Agency claims years of emails lost due to computer crash

Lois Lerner / AP
June 17, 2014

House Oversight Committee Chairman Darrell Issa (R., Calif.) subpoenaed the IRS commissioner Monday to testify next week after the agency claimed it lost an unknown number of emails from former senior official Lois Lerner.

The IRS informed Congress last Friday that it lost some of Lerner’s emails, which House Republicans are seeking as part of its ongoing, yearlong investigation into the IRS targeting scandal, due to a computer crash in 2011.

Lerner resigned last year under pressure for her role in the IRS targeting scandal.

Because of the crash, the IRS said it could not produce emails between Lerner and the White House, Treasury Department, Justice Department, FEC, or other offices.

The "crash" has rankled Republicans, who say the records should have been safely preserved under the Federal Records Act.

"I will not tolerate your continued obstruction and game-playing in response to the Committee’s investigation of the IRS targeting," Issa wrote in a letter to the IRS commissioner Monday. "For too long, the IRS has promised to produce requested—and, later, subpoenaed—documents, only to respond later with excuses and inaction.  Despite your empty promises and broken commitments to cooperation, the IRS still insists on flouting constitutional congressional oversight."

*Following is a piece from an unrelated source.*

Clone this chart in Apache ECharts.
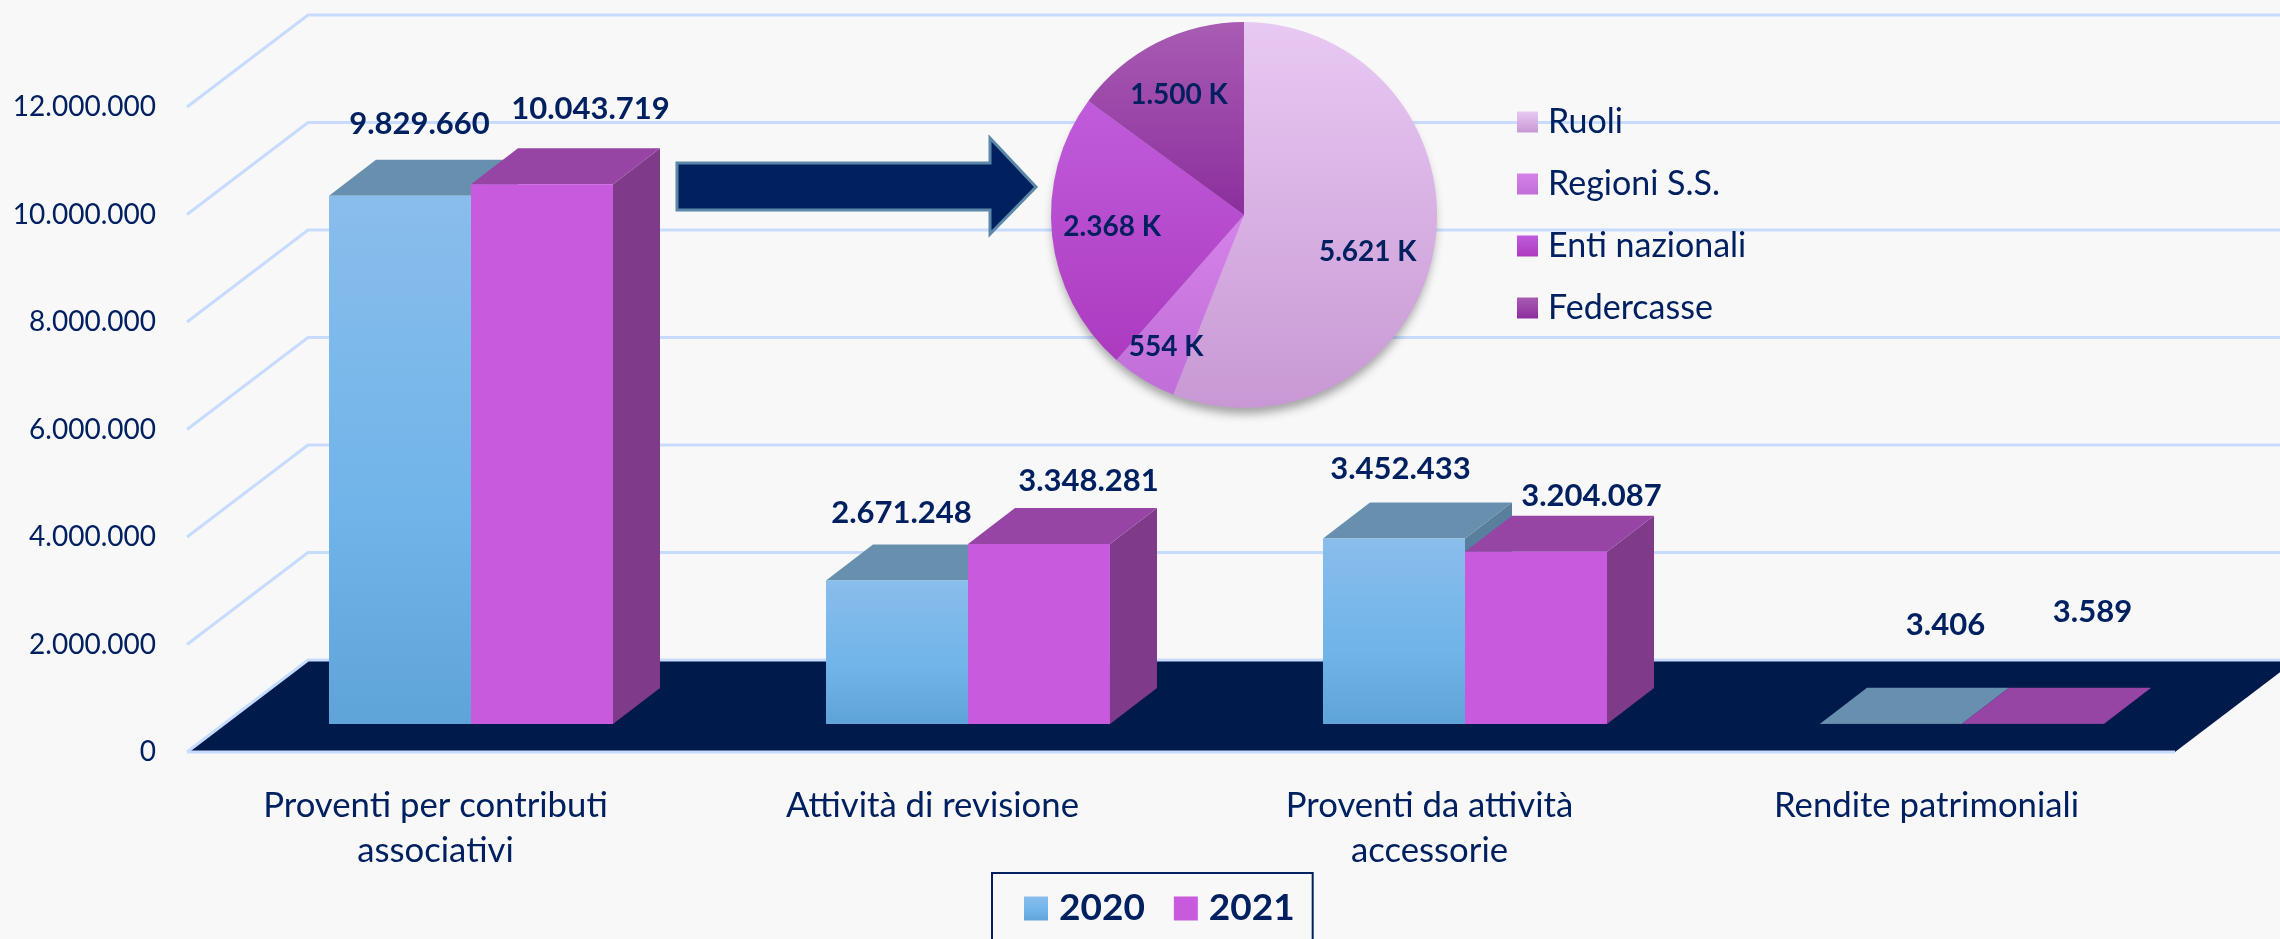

However, the IRS said it has devoted significant resources to complying with congressional inquiries.

"The IRS has made unprecedented efforts in connection with this effort, producing more than 750,000 pages of documents to help complete the investigations," the agency said in a statement Friday. "In total, the IRS’s efforts to respond to Congress have involved more than 250 IRS employees working more than 120,000 hours at a direct cost of nearly $10 million."